Within its Thomson Engineering Design (TED) division, trading remained relatively stable, with the AIM-traded group highlighting progress in embedding its solutions into global infrastructure projects through its partnership with Unipart.
While the UK rail market remained subdued, with Network Rail "appearing to spend very little of its allocated 44bn budget," the company said it had converted 185,000 of 500,000 of requests for quotes generated at the Rail Live event, with further orders dependent on greater commitment from Network Rail.
New products including the RT23 Rail Threader and SL21 Sleeper Laying Machine have completed development and are entering Network Rail's approval process.
At Utsi Electronics, the group reported a solid start to the year in terms of orders and enquiries, but said supply chain disruption and component obsolescence had delayed deliveries and pressured margins.
PipeHawk confirmed it was awaiting regulatory clearance from the National Security and Investment Authority for the proposed sale of Utsi, which it said would provide forward funding and support future growth.
The Adien division faced significant financial strain during the period, with turnover falling to 712,000 from 855,000 a year earlier.
Following weather-related disruption and a bad debt, the subsidiary was deemed insolvent, and steps are under way to appoint liquidators.

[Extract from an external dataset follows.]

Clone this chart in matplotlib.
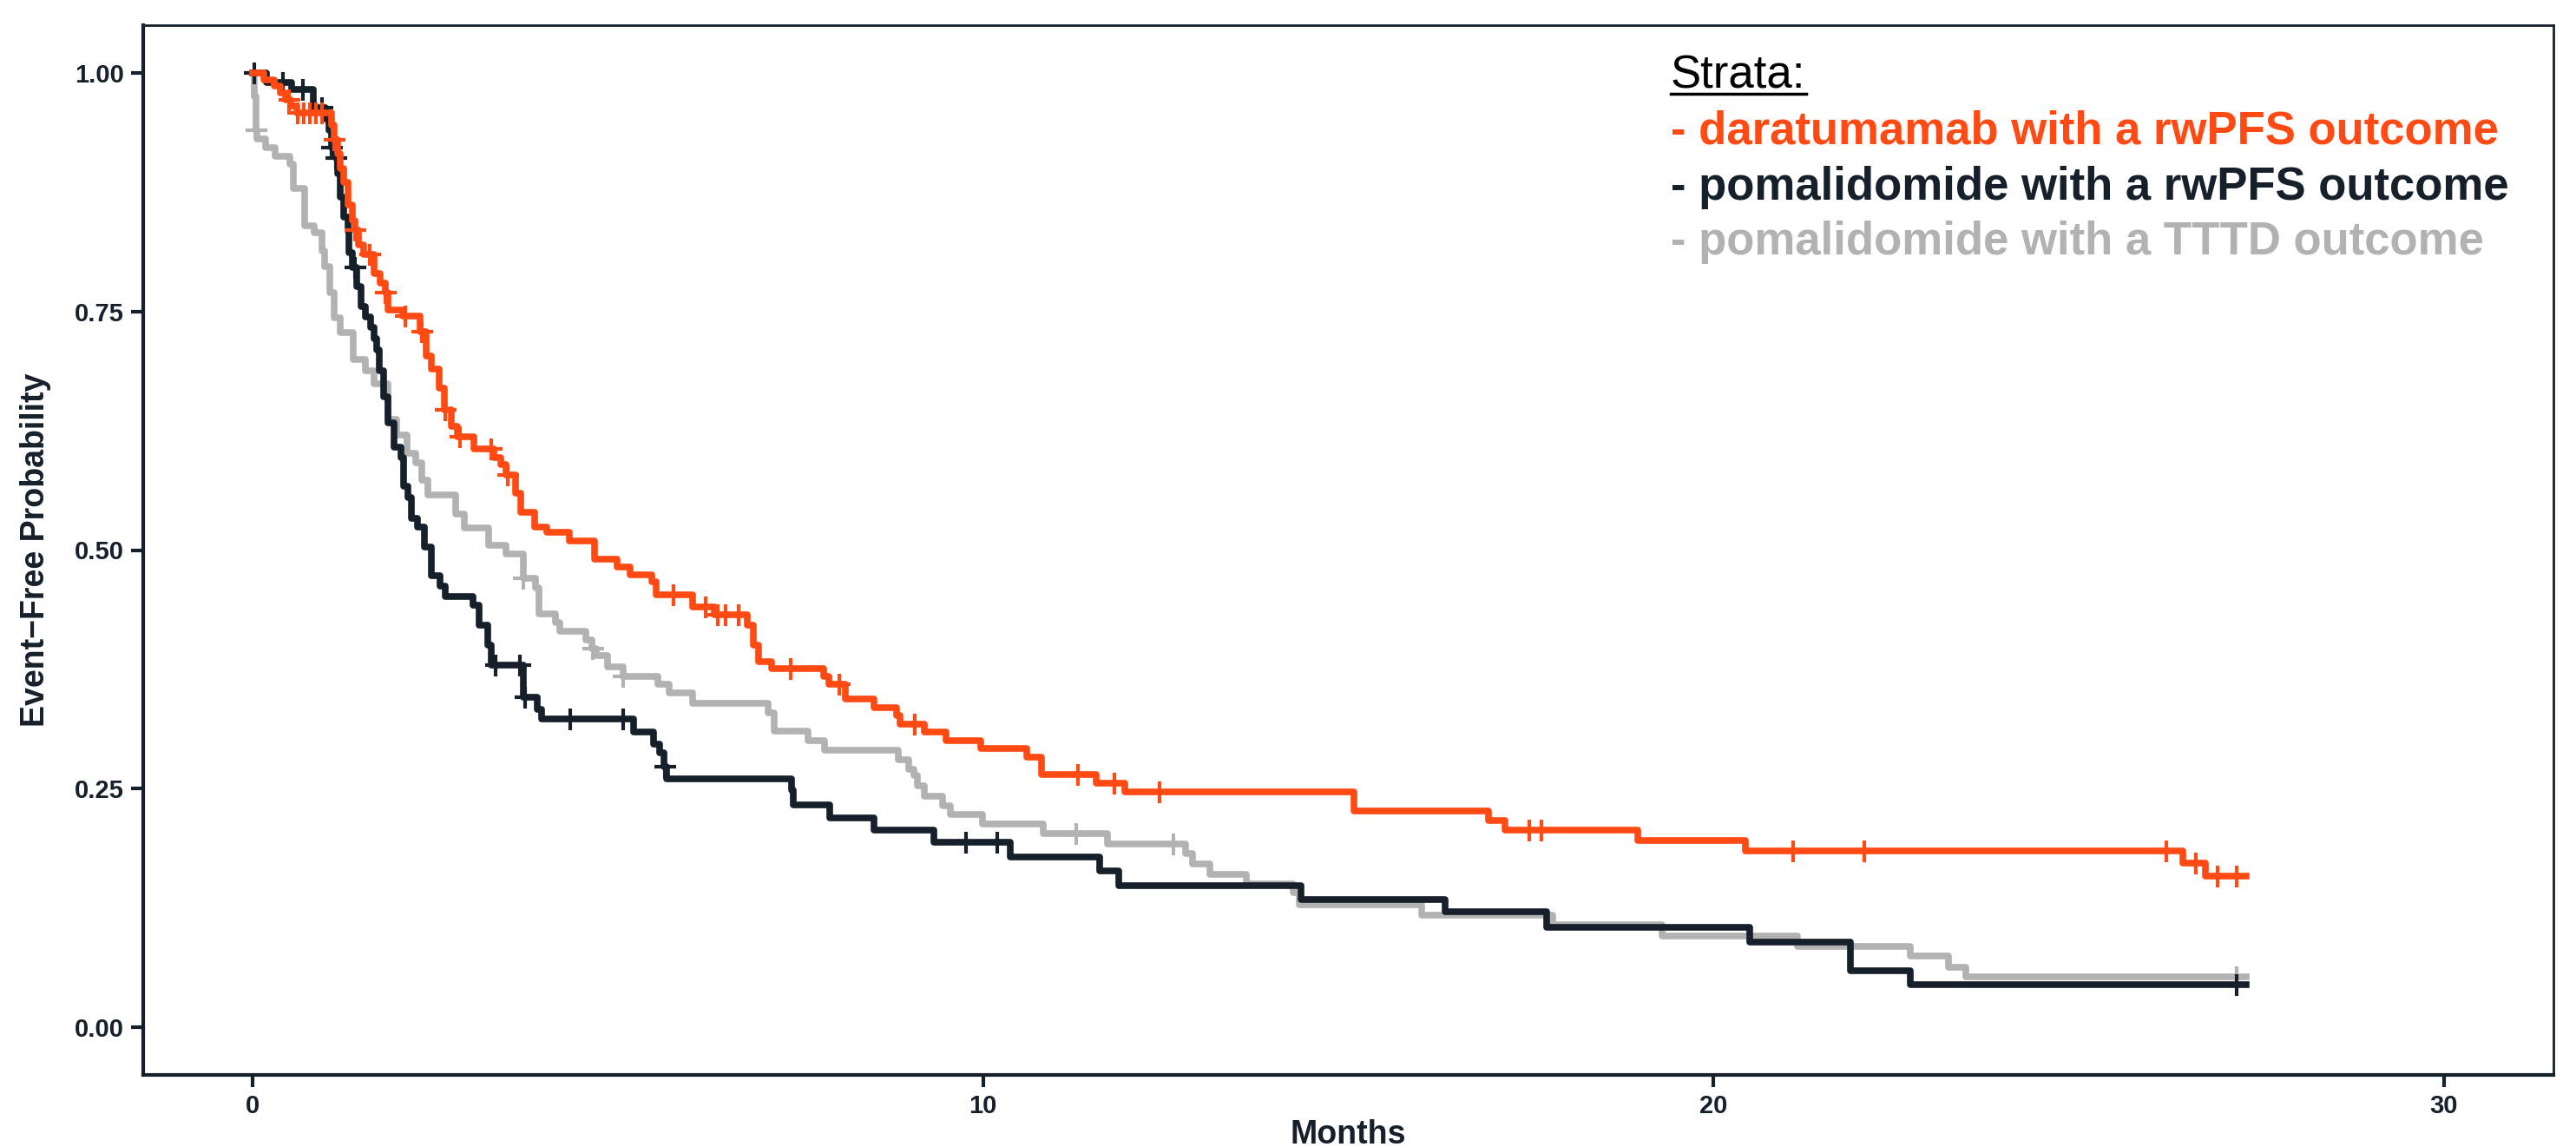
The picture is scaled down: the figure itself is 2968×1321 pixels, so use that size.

"The demise of Adien, whilst very sad, in accounting terms means the write back of net liabilities of approximately 250,000," Watt said.
Despite the difficult trading backdrop, the board pointed to potential upside from anticipated global orders via Unipart and the expected proceeds from the Utsi disposal.
"Accordingly, I think there is cause for optimism," Watt added, noting that the transaction, if approved, would provide sufficient funding to develop TED's offering further.
The group said it continued to rely on financial support from its chairman, with a support letter extended to December.
Directors had also deferred fees and interest payments, with 127,000 accrued during the period, bringing the total deferred balance to 2.42m.